I’ve just finished my fifth weekly session and it’s never easy. I forgot my Skype password so I was three minutes late, the internet connection was rubbish meaning my picture would freeze yet, somehow, she intuitively knew when I was pretending to squat.
But, you know what? It was really bloody great. I feel like I’m chatting to an old friend, albeit a friend who forces me to do very low squats with a very heavy weight. And having the regular Tuesday post-work slot gives me something to look forward to each week. It’s helped me form a routine.
I sweat, I laugh and sometimes I feel sick. But mostly, I ride the endorphin high and smile my way through the failed press up attempts.

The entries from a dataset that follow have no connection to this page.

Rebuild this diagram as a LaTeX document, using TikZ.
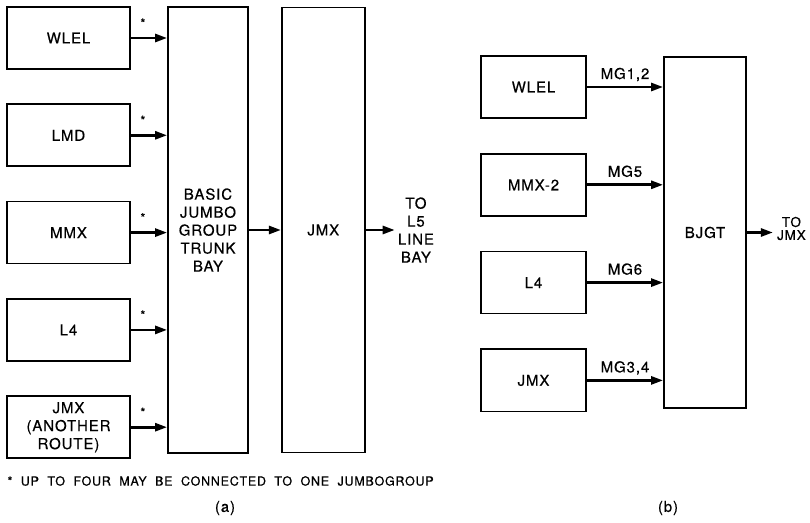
\documentclass[tikz,border=0pt]{standalone}
\usepackage{fontspec}
\setmainfont[LetterSpace=6, FakeBold=0.5]{TeX Gyre Heros}
\newfontfamily\fussfont[LetterSpace=6, WordSpace=2.0, FakeBold=0.5]{TeX Gyre Heros}
\usetikzlibrary{arrows.meta,positioning}
\tikzset{
  kasten/.style={draw, line width=1.8pt, minimum width=123pt, minimum height=62pt, inner sep=0pt, align=center},
  pfeil/.style={line width=2.6pt, -{Triangle[length=12pt, width=8pt]}},
}

\begin{document}
\begin{tikzpicture}[x=1pt, y=1pt, node distance=33.5pt, every node/.style={font=\fontsize{15}{18}\selectfont}]
    \useasboundingbox (0,0) rectangle (810,522);
    % (a)
    \node[kasten] (wlel) at (68.5,484) {WLEL};
    \node[kasten, below=of wlel] (lmd) {LMD};
    \node[kasten, below=of lmd] (mmx) {MMX};
    \node[kasten, below=of mmx] (lvier) {L4};
    \node[kasten, below=of lvier] (jmxa) {JMX\\(ANOTHER\\ROUTE)};
    \node[kasten, minimum width=80pt, minimum height=446pt] (basic) at (208,292) {BASIC\\JUMBO\\GROUP\\TRUNK\\BAY};
    \node[kasten, minimum width=83pt, minimum height=445pt, right=32pt of basic] (jmxgr) {JMX};
    \node[right=29pt of jmxgr, inner xsep=3pt, align=center] (lfuenf) {TO\\L5\\LINE\\BAY};
    \foreach \k in {wlel,lmd,mmx,lvier,jmxa}{
        \draw[pfeil] (\k) -- (\k -| basic.west);
        \node[font=\fontsize{12.5}{12}\selectfont] (stern-\k) at ([shift={(12,15)}]\k.east) {*};
    }
    \draw[pfeil] (basic) -- (jmxgr);
    \draw[pfeil] (jmxgr) -- (lfuenf);
    \node[anchor=west, font=\fussfont\fontsize{12.5}{14}\selectfont] (fussnote) at (4,41) {* UP TO FOUR MAY BE CONNECTED TO ONE JUMBOGROUP};
    \node (teila) at (225,14) {(a)};
    % (b)
    \node[kasten, minimum width=105pt] (wlelb) at (533.5,435) {WLEL};
    \node[kasten, minimum width=105pt, below=34pt of wlelb] (mmxb) {MMX-2};
    \node[kasten, minimum width=105pt, below=34pt of mmxb] (lvierb) {L4};
    \node[kasten, minimum width=105pt, below=34pt of lvierb] (jmxb) {JMX};
    \node[kasten, minimum width=82pt, minimum height=351pt] (bjgt) at (705,289.5) {BJGT};
    \node[right=26pt of bjgt, inner xsep=4pt, yshift=4pt, align=center, font=\fontsize{13.5}{13}\selectfont] (zujmx) {TO\\JMX};
    \foreach \k/\t in {wlelb/{MG1,2}, mmxb/MG5, lvierb/MG6, jmxb/{MG3,4}}{
        \draw[pfeil] (\k) -- (\k -| bjgt.west) node[midway, anchor=base, yshift=8pt] (mg-\k) {\t};
    }
    \draw[pfeil] (bjgt) -- (bjgt.east -| zujmx.west);
    \node (teilb) at (668,14) {(b)};
\end{tikzpicture}
\end{document}
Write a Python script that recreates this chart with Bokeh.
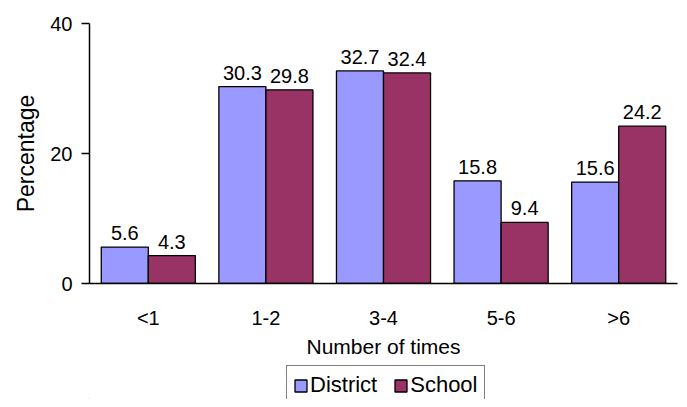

I used to call my friends on the walk to the Tube after a session with Veowna in the gym and talk to them at a million miles per hour. I had that same feeling you get on a night out when you want to call everyone and scream “I love you so much. No, seriously. I think you’re so great” down the phone at them. And I was finally feeling a smidgen of that in lockdown. When I press the red button and hang up on Veowna after an hour of sweating into my (very sad) yoga mat, I bounce up the stairs to talk to anyone I can find. Husband? Great! Cat? You’ll do.
My neighbours are probably actively avoiding me because I’m now the woman who curtain twitches and just happens to be taking the bins out when they set foot out their front door.
I’m aware this reads a bit like a love letter from a teenage girl to her favourite band and, I suppose, it is in some ways. It’s a letter of thanks to Veowna for putting up with my deflection methods (I’m a journalist, I can get people talking if I want to take an extra break between sets), for pushing me to achieve things I never thought possible (I did my first real press up this week) and for making me feel like the world isn’t so small.
I was starting to find my bubble – working from home, not able to see my family who live hundreds of miles away – a bit scary, but knowing she’s at the end of a camera every week ready to push me to my limits is giving me that strength of mind I was searching for last March.
Felicity Thistlethwaite is the executive editor digital at Stylist.